Created on: July 20, 2007

If you think of beads and gemstones as paint and metal, thread or wire as a canvas, then a jewelry designer is an artist. Just as a painter chooses his colors and his subject and applies his paint to a surface, the jewelry designer chooses gems and beads, then creates a suitable background for them by applying them to metal or to string. Other designers use natural objects such as shells and fabrics to complete a creation. Some use the metals themselves, combining them in new and imaginative ways. But in every case, the jewelry designer must first develop his or her concept of what the finished piece should look like, and develop methods to create that finished look.

It is true that some jewelry makers simply string a few beads on a thread, but others give careful consideration to the overall effect they want to create. But imaginative painters and jewelry designers both have given careful consideration to what they want their finished piece to look like, and how to best create that effect. Just as painters and sculptors use raw materials to crezte a finished work of art, so, too, do jewelry designers incorporate their raw materials into a finished creation.

Salvador Dali, for example, created great, and sometimes bizarre, works of art, many of which are considered to be modern masterpieces. But he was also famous for his fabulous art deco jewelry executed in gold, platinum, and precious gems. Dali did not differentiate between painting and jewelry creation, and chose the medium that best expressed his concept.
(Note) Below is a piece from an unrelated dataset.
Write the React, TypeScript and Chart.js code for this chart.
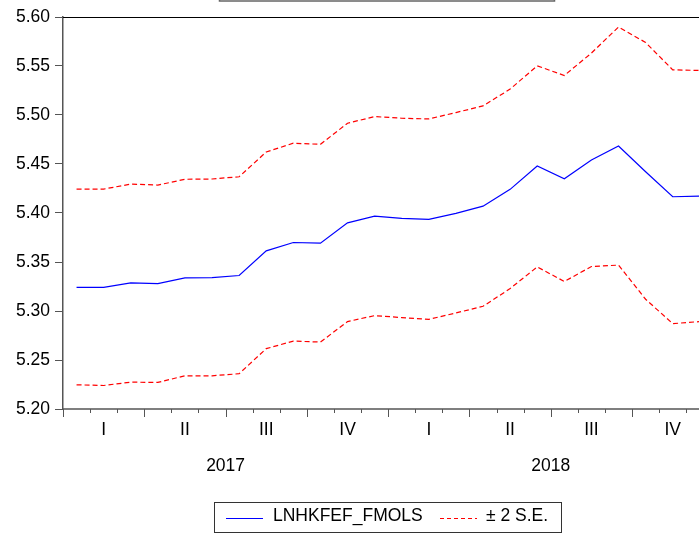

Modern museums, such as the Metropolitan Museum of Art and the famous Louvre in Paris, proudly display jewelry among their collections, and famous auction houses such as Sotheby's and Christie's frequently feature auctions of jewelry collections and individual pieces.

An artist becomes a craftsman when he or she actually begins the process of completing a work of art, whether the chosen medium is paint, clay, or beads. Once again, the artist decides on a subject, creates a concept of the way in which it is to be presented, and then crafts the work of art.